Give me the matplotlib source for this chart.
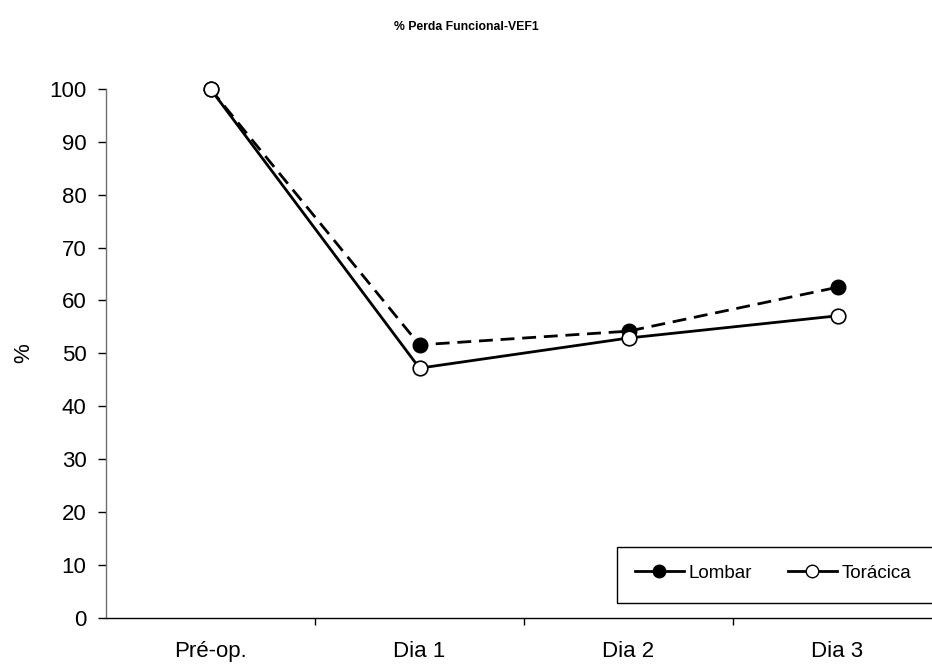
import matplotlib
matplotlib.use("Agg")
import matplotlib.pyplot as plt
from matplotlib.lines import Line2D
from matplotlib.patches import Rectangle

categories = ["Pré-op.", "Dia 1", "Dia 2", "Dia 3"]
lombar = [100, 51.6, 54.2, 62.5]
toracica = [100, 47.2, 52.9, 57.1]
yticks = [0, 10, 20, 30, 40, 50, 60, 70, 80, 90, 100]

plt.rcParams['font.family'] = ['Liberation Sans', 'DejaVu Sans']

W, H = 932, 664
fig = plt.figure(figsize=(W / 100, H / 100), dpi=100)
ax = fig.add_axes([106 / W, 46.3 / H, 836 / W, 528.7 / H])

x = list(range(len(categories)))
ax.plot(x, lombar, color='black', lw=2.0, ls=(0, (5, 2.8)), marker='o', ms=10.5,
        mfc='black', mec='black', zorder=3, clip_on=False)
ax.plot(x, toracica, color='black', lw=2.0, ls='-', marker='o', ms=10.5,
        mfc='white', mec='black', mew=1.2, zorder=4, clip_on=False)

ax.set_xlim(-0.5, 3.5)
ax.set_ylim(0, 100)
ax.set_yticks(yticks)
ax.tick_params(axis='y', labelsize=16, length=6, width=1, direction='out', pad=8)
ax.set_xticks(x)
ax.set_xticklabels(categories, fontsize=16)
ax.tick_params(axis='x', length=0, pad=17)
ax.set_xticks([0.5, 1.5, 2.5], minor=True)
ax.tick_params(axis='x', which='minor', length=5, width=1, direction='out')
for s in ['top', 'right']:
    ax.spines[s].set_visible(False)
ax.spines['left'].set_linewidth(1)
ax.spines['left'].set_color('#707070')
ax.spines['bottom'].set_linewidth(1)
ax.set_ylabel('%', fontsize=16)
ax.yaxis.set_label_coords(-0.086, 0.5)

fig.text(466 / W, 1 - 27 / H, '% Perda Funcional-VEF1', ha='center', va='center',
         fontsize=8.8, fontweight='bold')

handles = [
    Line2D([0], [0], color='black', lw=2, ls='-', marker='o', ms=9, mfc='black', mec='black'),
    Line2D([0], [0], color='black', lw=2, ls='-', marker='o', ms=9, mfc='white', mec='black'),
]
leg = fig.legend(handles, ['Lombar', 'Torácica'], loc='upper left', ncol=2,
                 bbox_to_anchor=(617 / W, 1 - 547 / H), bbox_transform=fig.transFigure,
                 fontsize=13.5, frameon=False,
                 handlelength=2.6, handletextpad=0.27, columnspacing=1.9,
                 borderpad=0.95, borderaxespad=0)
# legend frame that runs past the right edge of the figure, as in the reference
fig.patches.append(Rectangle((617 / W, 1 - 603 / H), 340 / W, 56 / H,
                             transform=fig.transFigure, fill=False,
                             edgecolor='black', linewidth=1, clip_on=False))

fig.savefig('out.png', dpi=100)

#### Task statement
Copy the data word for word. Pictures do not go in the copy.

#### Final result
Give me the matplotlib source for this chart.
import matplotlib
matplotlib.use("Agg")
import matplotlib.pyplot as plt
from matplotlib.lines import Line2D
from matplotlib.patches import Rectangle

categories = ["Pré-op.", "Dia 1", "Dia 2", "Dia 3"]
lombar = [100, 51.6, 54.2, 62.5]
toracica = [100, 47.2, 52.9, 57.1]
yticks = [0, 10, 20, 30, 40, 50, 60, 70, 80, 90, 100]

plt.rcParams['font.family'] = ['Liberation Sans', 'DejaVu Sans']

W, H = 932, 664
fig = plt.figure(figsize=(W / 100, H / 100), dpi=100)
ax = fig.add_axes([106 / W, 46.3 / H, 836 / W, 528.7 / H])

x = list(range(len(categories)))
ax.plot(x, lombar, color='black', lw=2.0, ls=(0, (5, 2.8)), marker='o', ms=10.5,
        mfc='black', mec='black', zorder=3, clip_on=False)
ax.plot(x, toracica, color='black', lw=2.0, ls='-', marker='o', ms=10.5,
        mfc='white', mec='black', mew=1.2, zorder=4, clip_on=False)

ax.set_xlim(-0.5, 3.5)
ax.set_ylim(0, 100)
ax.set_yticks(yticks)
ax.tick_params(axis='y', labelsize=16, length=6, width=1, direction='out', pad=8)
ax.set_xticks(x)
ax.set_xticklabels(categories, fontsize=16)
ax.tick_params(axis='x', length=0, pad=17)
ax.set_xticks([0.5, 1.5, 2.5], minor=True)
ax.tick_params(axis='x', which='minor', length=5, width=1, direction='out')
for s in ['top', 'right']:
    ax.spines[s].set_visible(False)
ax.spines['left'].set_linewidth(1)
ax.spines['left'].set_color('#707070')
ax.spines['bottom'].set_linewidth(1)
ax.set_ylabel('%', fontsize=16)
ax.yaxis.set_label_coords(-0.086, 0.5)

fig.text(466 / W, 1 - 27 / H, '% Perda Funcional-VEF1', ha='center', va='center',
         fontsize=8.8, fontweight='bold')

handles = [
    Line2D([0], [0], color='black', lw=2, ls='-', marker='o', ms=9, mfc='black', mec='black'),
    Line2D([0], [0], color='black', lw=2, ls='-', marker='o', ms=9, mfc='white', mec='black'),
]
leg = fig.legend(handles, ['Lombar', 'Torácica'], loc='upper left', ncol=2,
                 bbox_to_anchor=(617 / W, 1 - 547 / H), bbox_transform=fig.transFigure,
                 fontsize=13.5, frameon=False,
                 handlelength=2.6, handletextpad=0.27, columnspacing=1.9,
                 borderpad=0.95, borderaxespad=0)
# legend frame that runs past the right edge of the figure, as in the reference
fig.patches.append(Rectangle((617 / W, 1 - 603 / H), 340 / W, 56 / H,
                             transform=fig.transFigure, fill=False,
                             edgecolor='black', linewidth=1, clip_on=False))

fig.savefig('out.png', dpi=100)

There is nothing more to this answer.